Taking into consideration the abduction of a Sikh girl, the Ministry of External Affairs (MEA) summoned a senior official of the Pakistan High Commission

Pakistan has left none in the dark that it is a country which is heaven for terrorists and jihadis and hell for Sikh, Hindu and Christian minorities as they are not only treated as second class citizens, they are also forced to face a reality on the issue of their individual dignity and honour in the country. In fact, hardly a day passes when the international community members don’t encounter cases of heinous crimes against minorities in Pakistan.

A few days back, Manmeet Kaur Bulbul, a Sikh girl, resident of Attock District, in Pakistan’s Punjab was allegedly abducted from the vicinity of her home and forcefully converted to Islam and married off to a local Muslim boy. The girl has been identified as the daughter of Gurdwara Panja Sahib’s head granthi. The news spread like wildfire with many demanding justice for the minorities who meet the same fate in Pakistan.

Taking into consideration the recent case of the abduction of the Sikh girl, the Ministry of External Affairs (MEA) summoned a senior official of the Pakistan High Commission following protests from the Sikh community in the national capital outside the High Commission on Monday.

Delhi Sikh Gurdwara Management Committee’s Chief Manjinder Singh Sirsa said, “This has been going on for years where the Sikh community has been subjected to violence in Pakistan. Girls have been abducted and are subjected to forcible conversions. The whole country must be involved in this fight.”

In order to unmask Pakistan and hold it accountable to the international community, the Indian World Forum (IWF) has sought intervention of the United Nations Security Council (UNSC) highlighting the atrocities that minorities go through in Pakistan.
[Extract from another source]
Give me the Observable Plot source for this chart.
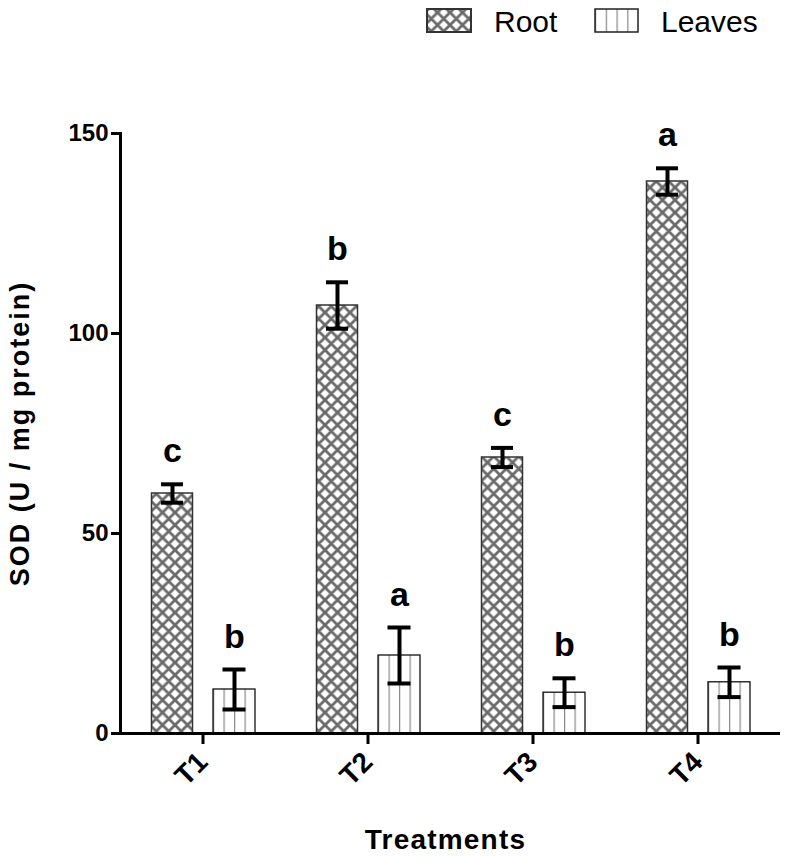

The IWF has written a letter to UNSC president Abdou Abarry, demanding intervention of the UN’s top body, stating, “Minorities living in Islamic Republic of Pakistan are victims of heinous crimes which are threatening International peace. Atrocities ranging from abduction to forceful conversion into Islam of young girls are a matter of great concern and decrease in demographics of minorities portrays lack of compliance of Islamic Republic of Pakistan to UN Charter.”

“Many young girls residing in Khyber Pakhtunwa, Punjab and Sindh province have been missing or abducted and are subjected to sexual exploitation and abuse. Irrespective of several appeals and complaints by their parents and guardians to local authorities, the state of Islamic Republic of Pakistan has failed to take any preventive measure,” IWF Secretary-General Puneet Singh Chandhok said in his letter to the UNSC president.

On the contrary, “the administration and state of Islamic Republic of Pakistan is alleged to be instrumental in protecting and shielding all those accused involved in heinous crimes against minorities living there,” Chandhok wrote.

Requesting the Council to launch a probe into the cases of abductions, genocides and forced conversions, he wrote, “I request your presidency to immediately investigate the ongoing atrocities on minorities living in Pakistan and also to direct the government to ensure safety and well-being of Hindus and Sikhs and other faiths living there, and ensure foolproof sanctity of historical shrines and estates located there. You may take any appropriate action as deemed fit including enforcing an international ban on Khalistan terrorists and their agents.”

IWF also pointed out the autocracy is so deep rooted in Pakistan’s DNA that it has used various agencies including its armed forces and other organisations at multiple occasions, supported and funded terror activities to sabotage peace and communal harmony in India.

It is not the first time that someone has called out Pakistan’s role in elevating Khalistan movement, but Macdonald-Laurier Institute (MLI), a leading Canadian think tank released a report earlier this month suggesting that the ‘Khalistan Movement’ which aims to take away Punjab from India and make it into a separate country is being endorsed and nurtured by Pakistan at the time when it is ‘not going anywhere in the Sikh home state,’ Punjab.

The report, ‘Khalistan: A Project of Pakistan,’ written by veteran journalist Terry Milewski, focused on the evolution of the movement and how Pakistan played the nasty game of fostering terror in the 1980s to revive a dead movement.

According to several media reports, the Human Rights Commission of Pakistan and NGO, Centre for Legal Aid Assistance and Settlement in a press conference on March 29 last year demanded the government to pass a legislation to stop forced conversions but Pakistan Prime Minister Imran Khan’s administration did not pay any heed to it.

A month later, the commission released its annual report in which it cited year 2018’s data of around 1,000 cases of abduction and forced conversions in the Southern Sindh province alone. The commission raised serious concerns on such incidents but failed to attract any response from the government.

Ironically, Pakistan is a signatory to the Universal Declaration of Human Rights. It includes the right to change religion as a part of freedom of religion, however, clearly maintains that no one shall be subject to coercion to change their religion. The country has, however, failed to abide by this international law.